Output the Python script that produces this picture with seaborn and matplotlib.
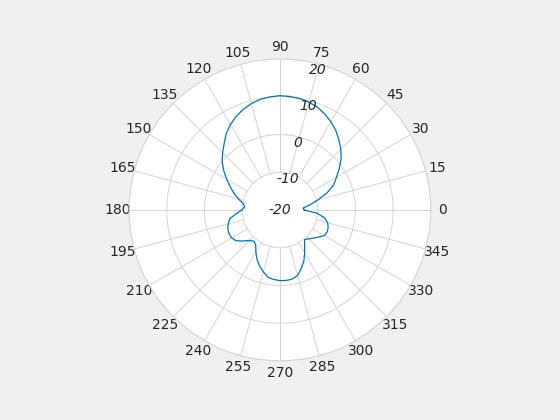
import numpy as np
import pandas as pd
import seaborn as sns
import matplotlib
matplotlib.use("Agg")
import matplotlib.pyplot as plt

# Radiation pattern (angle in degrees, gain in dB)
angles_deg = list(range(0, 365, 5))
gain_db = [-13.6, -13.8, -11.8, -9.5, -6.7, -4.3, -2.7, -0.8, 1.2, 2.8,
           4.3, 5.8, 7.0, 8.1, 9.0, 9.6, 10.0, 10.2, 10.3, 10.1,
           9.8, 9.2, 8.4, 7.4, 6.2, 4.8, 3.0, 1.5, 0.0, -1.8,
           -3.7, -5.5, -7.0, -8.6, -10.1, -10.6, -9.9, -8.3, -6.5, -5.8,
           -5.3, -5.1, -5.2, -5.8, -7.2, -8.6, -9.2, -8.8, -7.2, -5.6,
           -4.2, -3.0, -1.9, -1.5, -1.3, -1.25, -1.4, -2.0, -3.5, -5.0,
           -6.9, -8.6, -9.8, -9.2, -8.4, -7.5, -6.4, -6.2, -6.4, -6.9,
           -8.0, -10.1, -13.6]

theta_ticks = list(range(0, 360, 15))
r_ticks = [-20, -10, 0, 10, 20]

df = pd.DataFrame({"theta": np.deg2rad(angles_deg), "gain": gain_db})

sns.set_style("white")
plt.rcParams["font.family"] = ["DejaVu Sans"]

fig = plt.figure(figsize=(5.6, 4.2), dpi=100, facecolor="#f0f0f0")
ax = fig.add_axes([0.2304, 0.1405, 0.539, 0.719], projection="polar")
ax.set_facecolor("white")

grid_color = "#d4d4d4"
text_color = "#262626"
ax.set_ylim(-20, 20)
ax.set_xticks(np.deg2rad(theta_ticks))
ax.set_xticklabels([str(t) for t in theta_ticks], fontsize=10, color=text_color)
ax.set_yticks(r_ticks)
ax.set_yticklabels([])
ax.tick_params(axis="x", pad=-2)
ax.xaxis.grid(False)
ax.yaxis.grid(True, color=grid_color, linewidth=0.7)
ax.spines["polar"].set_color(grid_color)
ax.spines["polar"].set_linewidth(0.7)

# radial labels sit just inside their rings along the 75 degree spoke
for r in r_ticks:
    rr = r if r == -20 else r - 1.5
    ax.text(np.deg2rad(75), rr, str(r), fontsize=10, style="italic",
            color=text_color, ha="center", va="center", zorder=4)

# spokes stop at the -10 ring like the reference
for t in theta_ticks:
    ax.plot([np.deg2rad(t)] * 2, [-10, 20], color=grid_color, lw=0.7, zorder=1)

sns.lineplot(data=df, x="theta", y="gain", sort=False, ax=ax,
             color="#0072BD", linewidth=0.9, zorder=3)
ax.set_xlabel("")
ax.set_ylabel("")

fig.savefig("out.png", dpi=100, facecolor=fig.get_facecolor())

» GOAL OF THE EXERCISE
Make a list of all lines in the data that contain "seaborn".

» EXERCISE ANSWER
Output the Python script that produces this picture with seaborn and matplotlib.
import seaborn as sns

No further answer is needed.